Tuesday, 26 July 2016

How long should my computer last?

This is such a difficult question to answer because it’s subject to so many variables.
If you are in the market for a new computer, you will notice that there are dozens of models with vastly different prices.
It can be daunting to understand the differences and what paying more really gets you.
In so many fields of life you can choose between brand name and generic and often get as much for your money by not paying for branding.
In the computer world this is occasionally true, but less so. Budget computers are usually those with lower end processors, sometimes dated hardware, and generally less robust parts. If your computer needs are VERY basic; some Word Processing, Email, Web Surfing and the like, these budget computers may well meet your needs, but bear in mind that cheaper hardware won't last as long as more expensive hardware, though as I note later, even expensive hardware will generally not last years and years.
Operating Systems and other software change regularly and demand more processing power, so even a high end computer will outlive its usefulness in a few years.
For some people on a limited budget that makes buying an older used computer that will hopefully last a year at least, two years at best, and meets their needs for that time period can be a better choice. You generally don’t pay tax, and although you pay out more often, it can work out at less over time.

For example:

New budget PC @ $600 +tax = $672  - best case scenario 5 years usage = $134 per year
Used PC $150 no tax - best case scenario 18 months usage = $100 per year

It’s a toss up and only you can decide. Sometimes it comes down to how much cash is available at the time you want to make your purchase. If you have to finance a new PC and need to factor in interest costs that will dramatically alter the equation.

In either case, buying new or used, get the advice of someone who understands the specifications and can help you determine the best choice for your needs.

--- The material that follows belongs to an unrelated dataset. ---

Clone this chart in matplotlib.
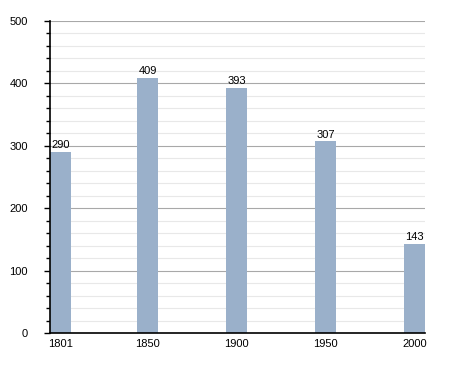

Sadly, many high end PCs, over $1000 and up to $2000 or more, are designed more for what they are capable of doing, and less for longevity. They can accomplish much higher end tasks like 3D gaming and video editing, and can  run more demanding programs. With more expensive, and generally higher end parts they can hopefully last a little longer, but unless you need that processing power for the kind of computer tasks you need to accomplish, those few extra months may cost more than you bargain for in the long run.

So in general, don’t pay more in the hopes that it will last longer, only pay more for what it can do.

With so many variables these are all generalizations, some budget computers chug along for years, some high end computer die far more quickly than expected. Also in this generalization I am not factoring in the type of PC; Desktop Towers, Laptops, All-in-Ones, Hybrid Tablet/Laptops etc. Each type will alter the costs one way or another.
Also this mostly applies to Windows PCs as Macs are a whole other subject.
Likely though you will be wanting to update any computer within 5 years or so, simply because the Operating System and any new programs you want to run will demand something more than was available when your PC was purchased.

Since for many of us now use a computer of some type every day, there are few basic pieces of advice I can offer
1 - Pay for, or learn how to do, basic computer maintenance to optimize your PCs lifespan
2 - Start saving for your next computer the day you buy your existing one.
Even $25 per month in a fund for a new computer will add up over time, and make the next purchase more palatable. If possible, add another $10 per month for maintenance and possible parts replacements that can lengthen the time between new PC purchases.
3- Do learn how to do backups. EVERY computer will eventually die. You can replace a computer, and you can replace or upgrade programs, but you can’t replace your personal files, especially photos.

4- When you have to make a purchase, be honest about your computer needs and if possible get advice from a trusted, knowledgeable friend – don’t just rely on the advice of salespersons.